Re: Faster reboots (and a better way of taking crashdumps?)

From: Eric W. Biederman (ebiederm@xmission.com)
Date: Sat Apr 06 2002 - 18:27:40 EST


"Martin J. Bligh" <fletch@aracnet.com> writes:

> My real motivation for this isn't actually faster reboots,
> it's rebooting at all - I have some strange hardware that
> won't do init 6 in traditional ways ... but it might mean
> a faster reboot for others.
>
> What's to stop me rebooting by having machine_restart load
> the first sector of the first disk (as the BIOS does), where
> the LILO code should be, and just jumping to it?
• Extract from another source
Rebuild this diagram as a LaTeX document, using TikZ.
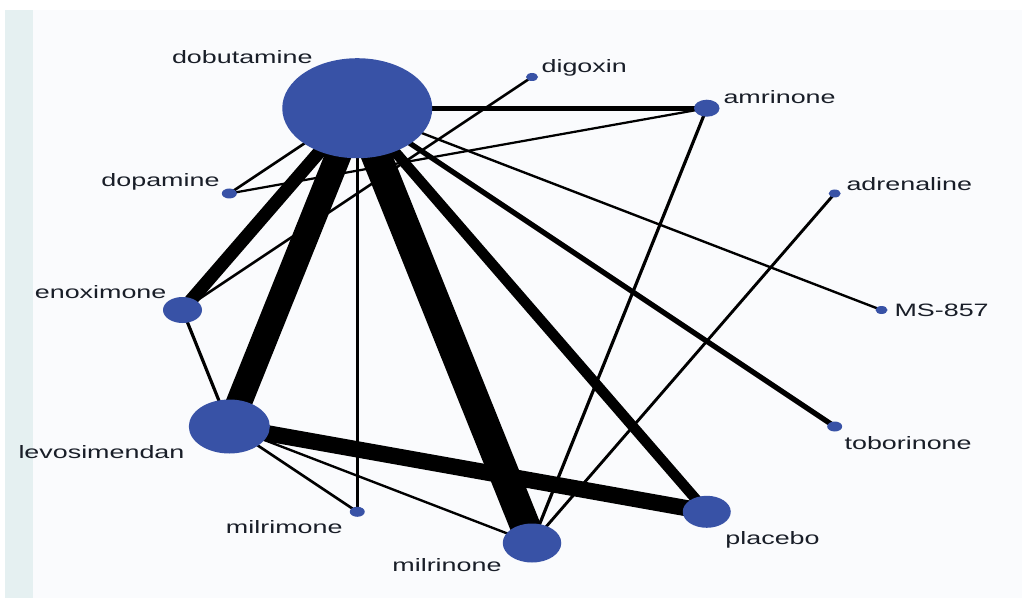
\documentclass[tikz,border=0pt]{standalone}
\usepackage{fontspec}
\setmainfont{Liberation Sans}
\usetikzlibrary{backgrounds}
\definecolor{netblue}{RGB}{56,82,166}
\definecolor{stripteal}{RGB}{229,240,241}
\definecolor{panelgray}{RGB}{250,251,253}
\definecolor{labink}{RGB}{25,30,40}

\begin{document}
\begin{tikzpicture}[
  x=0.2mm, y=0.2mm,
  trt/.style={circle, fill=netblue, draw=none, inner sep=0pt, minimum size=#1*0.4mm},
  lab/.style={font=\fontsize{10.2}{12}\selectfont, text=labink, inner sep=0pt},
  comp/.style={line width=#1*0.2mm, black},
  comp/.default=2.2
]
\useasboundingbox (0,0) rectangle (1022,-600);
% network drawn on a circle, stretched sideways like the printed figure
\begin{scope}[transform canvas={xscale=1.5}]
  \begin{scope}[shift={(354.67,-310)}]
    \node[trt=50]   (dobu)  at (120:233) {};
    \node[trt=4]    (digo)  at (90:233)  {};
    \node[trt=8.5]  (amri)  at (60:233)  {};
    \node[trt=4]    (adre)  at (30:233)  {};
    \node[trt=4]    (ms857) at (0:233)   {};
    \node[trt=5]    (tobo)  at (-30:233) {};
    \node[trt=16]   (plac)  at (-60:233) {};
    \node[trt=19.5] (milri) at (-90:233) {};
    \node[trt=5]    (milm)  at (-120:233) {};
    \node[trt=27]   (levo)  at (-150:233) {};
    \node[trt=13]   (enox)  at (180:233) {};
    \node[trt=5]    (dopa)  at (150:233) {};
  \end{scope}
  \node[lab, anchor=east] (dobulab)  at (208.7,-57)  {dobutamine};
  \node[lab, anchor=west] (digolab)  at (360.7,-68)  {digoxin};
  \node[lab, anchor=west] (amrilab)  at (482,-97)    {amrinone};
  \node[lab, anchor=west] (adrelab)  at (564,-184)   {adrenaline};
  \node[lab, anchor=west] (mslab)    at (596,-310)   {MS-857};
  \node[lab, anchor=west] (tobolab)  at (562.7,-443) {toborinone};
  \node[lab, anchor=west] (placlab)  at (483.3,-540) {placebo};
  \node[lab, anchor=east] (milrilab) at (334.7,-565) {milrinone};
  \node[lab, anchor=east] (milmlab)  at (228.7,-527) {milrimone};
  \node[lab, anchor=east] (levolab)  at (123.3,-452) {levosimendan};
  \node[lab, anchor=east] (enoxlab)  at (111.3,-292) {enoximone};
  \node[lab, anchor=east] (dopalab)  at (146.7,-182) {dopamine};
\end{scope}
\begin{scope}[on background layer]
  \fill[stripteal] (5,-10) rectangle (33,-598);
  \fill[panelgray] (33,-10) rectangle (1022,-598);
  \begin{scope}[transform canvas={xscale=1.5}]
    % comparisons, width ~ number of trials
    \draw[comp=21] (dobu.center) -- (milri.center);
    \draw[comp=18] (dobu.center) -- (levo.center);
    \draw[comp=16] (levo.center) -- (plac.center);
    \draw[comp=10] (dobu.center) -- (enox.center);
    \draw[comp=8]  (dobu.center) -- (plac.center);
    \draw[comp=5]  (dobu.center) -- (amri.center);
    \draw[comp=4.5] (dobu.center) -- (tobo.center);
    \draw[comp] (dobu.center) -- (dopa.center);
    \draw[comp] (dobu.center) -- (milm.center);
    \draw[comp] (dobu.center) -- (ms857.center);
    \draw[comp] (dopa.center) -- (amri.center);
    \draw[comp] (digo.center) -- (enox.center);
    \draw[comp] (amri.center) -- (milri.center);
    \draw[comp] (adre.center) -- (milri.center);
    \draw[comp] (levo.center) -- (milri.center);
    \draw[comp] (levo.center) -- (milm.center);
    \draw[comp] (levo.center) -- (enox.center);
  \end{scope}
\end{scope}
\end{tikzpicture}
\end{document}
Be very careful with loading a boot sector. The problem is
that lilo will ask the BIOS to drive the disk, and the disk
is almost certainly in a different state than when the BIOS left it,
and the BIOS hasn't been given a reset state command. Without letting
the BIOS know you did something strange you are going out and looking
for trouble.

But if you can load a boot sector you can just about as easily load
the whole kernel, which on startup will only ask the BIOS hardware
information and not to drive the hardware (which should be safe).

> 1. Are there tables that are created by the BIOS that we
> destroy during Linux runtime? mps tables spring to mind -
> I can't see where we preserve them ...

Generally MPS tables are in regions of memory that we preserve anyway.

> 2. Things that are reset by reboot that we don't reset during
> normal kernel boot?

A sane BIOS will toggle the board level reset line on reboot.
The all don't but that makes it look like a fresh boot, with
a negligible speed penalty.

> As a side effect, this means we could potentially take
> crashdumps on the way up, rather than the way down, so
> the kernel is more likely to be in a working state (we'd
> have to load a minimal kernel / crashdumper to take the
> dump first ... this is similar to what we did with PTX).

I guess if you were careful you could. The fact that you can't rely
on the BIOS to drive the hardware is significant though.